First, it is clear that a model of forgiveness would have some relation between the people leaving and the people entering afterwards, typically in the form of some proportion of the people having left forgiving and returning. Forgetfulness is even easier to model because it just means that some portion of all customers available will start business with the firm, for example if they start disliking their current firm. And – our model of forgetfulness did in fact describe the return of customers very well. For Skandia, which was a large firm, forgetfulness was bad news because there would be more funds coming if customers were forgiving than if they were just forgetful. For other large firms it is potentially bad news too, because forgetfulness means that there is no loyalty or size advantage when the firm gets involved in a scandal. 

People may forgive other people, but firms they just forget.

Saturday, September 6, 2014

Once Bitten Twice Shy? How Reputation Problems Hit Mutual Fund Manager Skandia Again

Skandia is a an asset management unit owned by the insurance firm Old Mutual, and was in the press September 5 because it had decided to reverse a decision to move a sizable amount of funds (1 billion dollar) from its usual fund manager Invesco to a new company owned by former Invesco manager Neil Woodford. The reason for the reversal was protests by the owners of the funds it was planning to move, who did not think these funds could be just swapped across management companies without their agreement. Skandia’s temptation to move the funds makes some sense given that Mr. Woodford had star status and was thought to be responsible for much of the success of Invesco, the company he then let. The customers’ protests make sense because typically we normally dislike having our properties moved to different management without any say.

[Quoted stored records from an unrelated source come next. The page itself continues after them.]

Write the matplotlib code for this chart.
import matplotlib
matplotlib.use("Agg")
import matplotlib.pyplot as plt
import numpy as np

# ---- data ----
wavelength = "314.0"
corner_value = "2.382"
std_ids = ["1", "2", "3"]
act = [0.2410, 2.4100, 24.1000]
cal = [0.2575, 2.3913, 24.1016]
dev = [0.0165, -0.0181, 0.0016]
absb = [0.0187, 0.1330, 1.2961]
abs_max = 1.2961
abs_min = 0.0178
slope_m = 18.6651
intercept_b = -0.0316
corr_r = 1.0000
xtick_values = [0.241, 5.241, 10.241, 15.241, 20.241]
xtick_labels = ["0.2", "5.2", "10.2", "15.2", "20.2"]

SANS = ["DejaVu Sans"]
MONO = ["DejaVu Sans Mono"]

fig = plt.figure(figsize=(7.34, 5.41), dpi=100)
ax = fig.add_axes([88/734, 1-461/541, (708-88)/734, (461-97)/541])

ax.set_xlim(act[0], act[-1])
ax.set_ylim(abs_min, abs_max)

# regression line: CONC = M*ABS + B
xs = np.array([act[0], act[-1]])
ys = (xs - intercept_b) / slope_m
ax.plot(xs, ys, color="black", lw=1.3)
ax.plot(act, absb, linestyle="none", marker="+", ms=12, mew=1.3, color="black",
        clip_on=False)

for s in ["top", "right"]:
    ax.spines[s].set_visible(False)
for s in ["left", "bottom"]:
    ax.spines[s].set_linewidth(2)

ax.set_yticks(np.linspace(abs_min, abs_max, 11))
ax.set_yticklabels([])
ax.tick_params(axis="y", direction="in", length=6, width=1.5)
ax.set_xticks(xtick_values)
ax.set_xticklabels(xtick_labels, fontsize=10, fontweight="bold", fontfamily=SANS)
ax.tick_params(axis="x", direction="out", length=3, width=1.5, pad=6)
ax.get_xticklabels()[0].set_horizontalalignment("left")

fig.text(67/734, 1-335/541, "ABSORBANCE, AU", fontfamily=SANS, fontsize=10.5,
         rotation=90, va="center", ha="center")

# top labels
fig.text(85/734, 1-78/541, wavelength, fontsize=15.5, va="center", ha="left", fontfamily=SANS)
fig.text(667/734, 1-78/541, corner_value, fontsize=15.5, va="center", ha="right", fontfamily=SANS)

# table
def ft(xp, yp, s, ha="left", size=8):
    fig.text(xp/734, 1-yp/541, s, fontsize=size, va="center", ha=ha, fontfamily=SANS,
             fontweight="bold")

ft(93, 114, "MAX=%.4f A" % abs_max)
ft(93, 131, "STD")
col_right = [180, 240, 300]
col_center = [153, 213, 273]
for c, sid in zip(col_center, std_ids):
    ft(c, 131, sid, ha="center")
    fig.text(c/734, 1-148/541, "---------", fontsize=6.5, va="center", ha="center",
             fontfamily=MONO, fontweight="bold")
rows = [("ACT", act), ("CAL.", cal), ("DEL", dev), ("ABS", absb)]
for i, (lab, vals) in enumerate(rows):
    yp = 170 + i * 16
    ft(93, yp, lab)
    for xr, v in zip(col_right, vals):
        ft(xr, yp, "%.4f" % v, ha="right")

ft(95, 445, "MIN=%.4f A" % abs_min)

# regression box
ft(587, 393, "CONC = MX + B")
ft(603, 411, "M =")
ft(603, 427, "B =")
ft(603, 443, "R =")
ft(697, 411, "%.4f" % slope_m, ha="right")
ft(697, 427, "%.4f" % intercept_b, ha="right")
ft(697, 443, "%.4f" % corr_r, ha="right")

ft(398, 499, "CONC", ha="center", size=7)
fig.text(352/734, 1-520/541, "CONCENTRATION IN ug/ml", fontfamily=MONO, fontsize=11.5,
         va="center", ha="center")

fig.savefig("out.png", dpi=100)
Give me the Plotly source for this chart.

Is there any reason Skandia should have been a bit alert to the power of customers? Yes there is. Fund manager Skandia used to be a Swedish company, owned by a Swedish insurance firm also called Skandia. The takeover of Skandia by Old Mutual in 2005 followed soon after a period of customer protests involving significant withdrawals of funds had weakened the company. The reasons for these protests were all associated with a reputation for little attention to others. First, in 2002 a subsidiary firm was sold in a way that appeared to favor the mother company Skandia over other owners of the subsidiary. Second, top management pay received attention in the press because it was seen as unfair. Third, the press discovered that close relatives of the top management were given rental apartments at very low prices, a problem that was fully investigated during 2003. The press started referring to it as the Skandia scandal, and customers started withdrawing money from mutual funds.

In an article in Administrative Science Quarterly, Stefan Jonsson, Takako Fujiwara-Greve, and I have studied how the effect of this scandal spread, with particular attention to one important detail: the mutual fund management company Skandia did nothing wrong. All the three reputation problems were associated with the insurance firm that owned it. In spite of that, customers punished Skandia fund management. In fact, they even punished other fund management companies owned by (innocent) insurance companies, as well as fund management companies with owner companies that resembled Skandia in some way.  

The punishment for behaving in ways that customers disliked spread wide, to with no connection to the scandal. It lasted long, with the investment levels of Skandia taking three years to recover. Skandia is a good example of something we know already. Reputation effects on firms are powerful, and often overlooked. Overlooked so much, in fact, that even a firm that should have known better because it was once bitten, isn’t yet twice shy.  

Cox, Josie. 2014.Skandia U-Turns on Woodford Mandate. Wall Street Journal, 2014 Sept 5.